Folks,
I wrote the following wrapper on top on combineByKey. The RDD is of
Array[Any] and I am extracting a field at a given index for combining.
There are two ways in which I tried this:
Option A: leave colIndex abstract in Aggregator class and define in derived
object Aggtor with value -1. It is set later in function myAggregate. Works
fine but I want to keep the API user unaware of colIndex.
Option B(shown in code below): Set colIndex to -1 in abstract class. Aggtor
does not mention it at all. It is set later in myAggregate.
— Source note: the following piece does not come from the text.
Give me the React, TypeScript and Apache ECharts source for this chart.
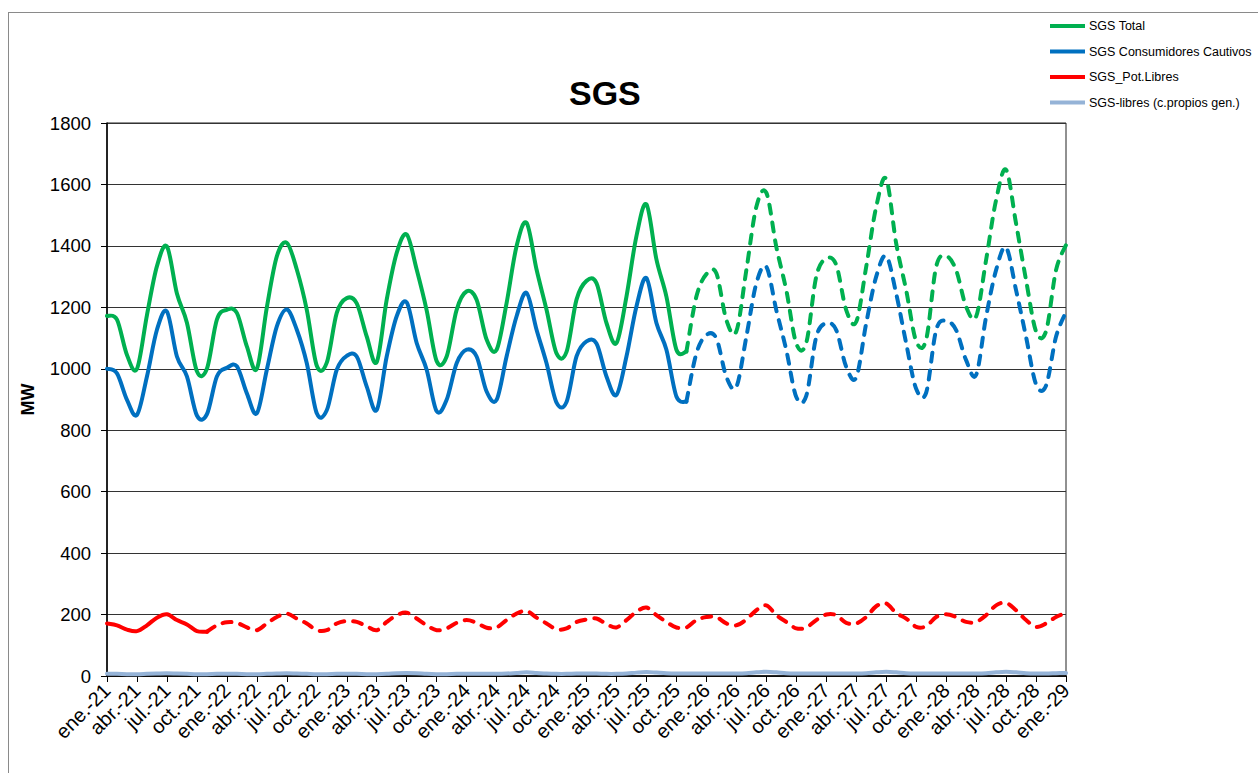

Option B works from scalatest in Eclipse but runs into closure mishap in
scala-shell. I am looking for an explanation and a possible
solution/workaround. Appreciate any help!
Thanks,
Mohit.
---------- API helper -----
abstract class Aggregator[U] {
var colIndex: Int = -1
def convert(a: Array[Any]): U = {
a(colIndex).asInstanceOf[U]
}
def mergeValue(a: U, b: Array[Any]): U = {
aggregate(a, convert(b))
}
def mergeCombiners(x: U, y: U): U = {
aggregate(x, y)
}
def aggregate(p: U, q: U): U
}
------ API handler -----
def myAggregate[U: ClassTag](...aggtor: Aggregator[U]) = {
aggtor.colIndex = <something>
keyBy(aggByCol).combineByKey(aggtor.convert, aggtor.mergeValue,
aggtor.mergeCombiners)
}
-------- call the API ----
case object Aggtor extends Aggregator[List[String]] {
//var colIndex = -1
def aggregate = ....
}
myAggregate(...Aggtor)